School consolidation group split on recommendation

The school district should push for a bond that would keep all 14 Lawrence elementary schools open, cover deferred maintenance projects, eliminate portable classrooms and add capacity for full-day kindergarten.

That’s the heart of the recommendation coming out of half of the members of a working group that has been asked to find a way to close the district’s smallest elementary schools.

For more than five months, nearly 30 members of the Central and East Lawrence Elementary School Consolidation Working Group have debated the best way to do that. Their charge from the school board was to recommend a way to reduce six elementary schools — Cordley, Hillcrest, Kennedy, New York, Pinckney and Sunset Hill — down to three or four within the next two years.

That recommendation is due by the end of the week. With a deadline approaching and no consensus looming, at the last meeting the working group split into two philosophically different camps.

One group maintains that consolidation is needed but would not specifically name what schools should close. That group, which is comprised of Pinckney, Kennedy and Sunset Hill representatives, will discuss their recommendation on how to close schools tonight.

The other group, which met Saturday afternoon, has concluded that the district will never gain the support it needs to issue a bond if schools are closed. The group, which is formed of New York, Hillcrest and Cordley representatives, believes that two of the driving forces for school closures — a severe budget crunch and declining enrollment — have changed.

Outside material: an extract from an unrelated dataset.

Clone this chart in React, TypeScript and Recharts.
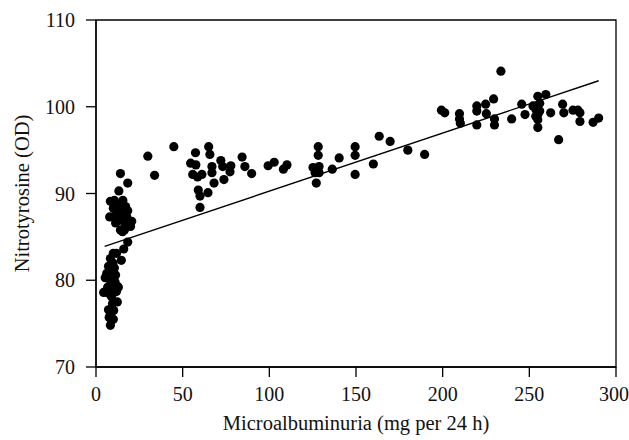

Here are some of the group’s major points:

• The district had $1 million remaining in its operational funds at the end of each of the past two fiscal years.

• Elementary enrollment is growing at double the previously expected rate with the growth concentrated in and around the schools considered for consolidation.

• Elementary schools no longer have large amounts of unused capacity.

• Closing any school would require more building, which would cost more than upgrading the schools up for consolidation.

• If consolidations were to occur, boundaries would change across the entire district.

The group also questioned how much money the district would really save by closing schools because much of the money would go toward mitigating the effect it would have on the schools’ at-risk students.

“Bottom line is we think the costs and harms pretty significantly outweigh the benefits we can get from closing schools,” Cordley parent Chuck Epp said.

Those costs included boundary changes, increase in class sizes, harm to at-risk students, disruption of the English as Second Language program and effect on historic neighborhoods.

The entire working group will meet for one last time Monday when two recommendations will be discussed. Those recommendations will then be presented to the school board Feb. 27.